Try cutting the trace between pin 6 of the opamp and the base of Q1. Connect a 10k resistor between the base of Q1 and the -15V opamp supply. If it sticks to the -65v rail, the rest of the amplifier is working and the opamp is bad. Use an LF351 or LF411. If it doesn't do this, something about Q1 or Q3 isn't right. Check both for forward bias by measuring the drop across their respective emitter resistors.
 
Right now you have it sticking to the +65 rail, right? The procedure I outlined should send it to the other rail if Q1 and Q3 are working properly. Both will go from fully OFF (the situation you have now) to fully ON. There would be voltage across the resistor connected to the emitter, and around 0.65V from base to emitter. Anything significantly different indicates a failure in that stage. Could be the transistor, solder joint or resistor that looks perfectly good but isn't.
 
Hi,
The reason I asked about the negative -65 is because to be able to balance the output by adjusting the R24 to zero volt you need both voltages. If the negative -65 it is missing then the output will swing to +65 volt. You need the +/- 65 to be able to balance the bases of Q4 and Q9. Check the voltages of Q2 base and the collector. Also the base voltage of Q3. The collector of Q3 need to be negative.
 
Well, red is not negative rail. What happens is immediately on power up the positive rail fuse blows.

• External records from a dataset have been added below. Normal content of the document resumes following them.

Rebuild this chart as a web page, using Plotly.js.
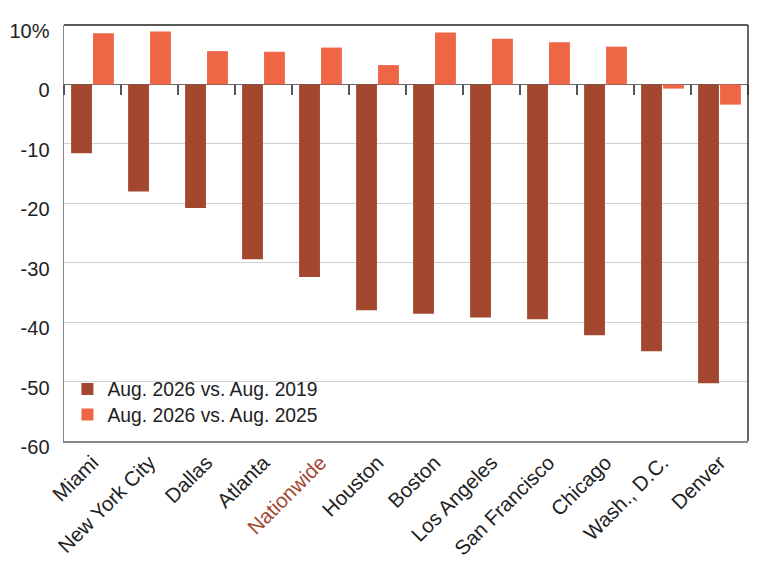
<!DOCTYPE html>
<html>
<head>
<meta charset="utf-8">
<script src="https://cdn.plot.ly/plotly-3.0.1.min.js"></script>
<style>html,body{margin:0;padding:0;background:#fff;}#chart{width:768px;height:576px;}</style>
</head>
<body>
<div id="chart"></div>
<script>
var categories = ["Miami","New York City","Dallas","Atlanta","Nationwide","Houston","Boston","Los Angeles","San Francisco","Chicago","Wash., D.C.","Denver"];
var vs2019 = [-11.6,-18.0,-20.8,-29.4,-32.4,-38.0,-38.6,-39.2,-39.5,-42.2,-44.9,-50.3];
var vs2025 = [8.6,8.9,5.6,5.5,6.2,3.25,8.75,7.7,7.1,6.35,-0.7,-3.4];
var seriesNames = ["Aug. 2026 vs. Aug. 2019","Aug. 2026 vs. Aug. 2025"];
var yTickVals = [10,0,-10,-20,-30,-40,-50,-60];
var yTickText = ["10%","0","-10","-20","-30","-40","-50","-60"];
var highlight = "Nationwide";

var darkColor = "#A3472F";
var lightColor = "#EF6647";
var yRange = [-60, 10];

var xTickText = categories.map(function(c){
  return c === highlight ? '<span style="fill:' + darkColor + '">' + c + '</span>' : c;
});

var font = "Liberation Sans, Arial, Helvetica, sans-serif";

var traces = [
  {type:"bar", x:categories, y:vs2019, name:seriesNames[0], marker:{color:darkColor}, hoverinfo:"skip", legend:"legend"},
  {type:"bar", x:categories, y:vs2025, name:seriesNames[1], marker:{color:lightColor}, hoverinfo:"skip", legend:"legend2"},
  {type:"scatter", x:categories, y:vs2019, xaxis:"x2", mode:"none", showlegend:false, hoverinfo:"skip"}
];

var zeroPos = (0 - yRange[0]) / (yRange[1] - yRange[0]);

var legendBase = {x:0.005, xanchor:"left", yanchor:"middle", bgcolor:"rgba(255,255,255,0)",
                  font:{size:19.3, family:font, color:"#222"}, itemwidth:30};

var layout = {
  width:768, height:576,
  margin:{l:64, r:20, t:25, b:135},
  paper_bgcolor:"#fff", plot_bgcolor:"#fff",
  font:{family:font, color:"#222"},
  barmode:"group", bargap:0.23, bargroupgap:0.05,
  showlegend:true,
  legend:Object.assign({}, legendBase, {y:0.124}),
  legend2:Object.assign({}, legendBase, {y:0.0625}),
  xaxis:{type:"category", tickmode:"array", tickvals:categories, ticktext:xTickText,
         tickangle:-45, tickfont:{size:20.5, family:font, color:"#222"},
         showline:true, linecolor:"#888", linewidth:1.5, ticks:"", showgrid:false, zeroline:false,
         range:[-0.5, categories.length - 0.5], fixedrange:true},
  xaxis2:{type:"category", overlaying:"x", matches:"x", anchor:"free", position:zeroPos,
          showticklabels:false, ticks:"outside", tickson:"boundaries", ticklen:10, tickwidth:1.2,
          tickcolor:"#555", showline:false, showgrid:false, zeroline:false},
  yaxis:{range:yRange, tickmode:"array", tickvals:yTickVals, ticktext:yTickText,
         tickfont:{size:20, family:font, color:"#222"}, ticklabelstandoff:9, ticklabelshift:6,
         showgrid:true, gridcolor:"#cfcfcf", gridwidth:1.2,
         zeroline:true, zerolinecolor:"#666", zerolinewidth:1.5,
         showline:true, linecolor:"#888", linewidth:1.5, ticks:"", fixedrange:true},
  shapes:[
    {type:"line", xref:"paper", yref:"paper", x0:0, x1:1, y0:1, y1:1, line:{color:"#222", width:1.5}},
    {type:"line", xref:"paper", yref:"paper", x0:1, x1:1, y0:0, y1:1, line:{color:"#333", width:1.5}}
  ]
};

Plotly.newPlot("chart", traces, layout, {displayModeBar:false, staticPlot:true});
</script>
</body>
</html>
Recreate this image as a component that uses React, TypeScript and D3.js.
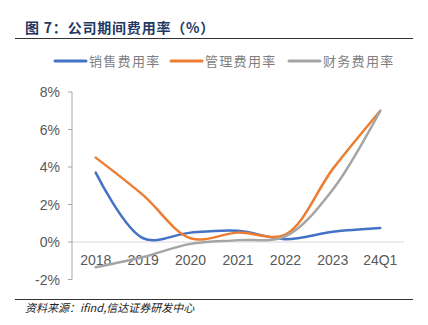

All the output transistors on this channel tested good. But for ***** and giggles I removed them anyhow, and then powered it up. R12 immediately fried.

I tried giving it some time, but it's still giving me hell. I'm getting ready to use it as target practice.

Charles.
 
If you are blowing fuses and the outputs test good, make sure there isn't something stupid going on - like an open bias stack. On one of my 400's, the leads broke off the TO-92 mouned to the heat sink. It was just too flimsy to handle the repeated disassembly/assembly process. I replaced it with an isolated case TO-126 (and re-biased) and dared it to ever do it again.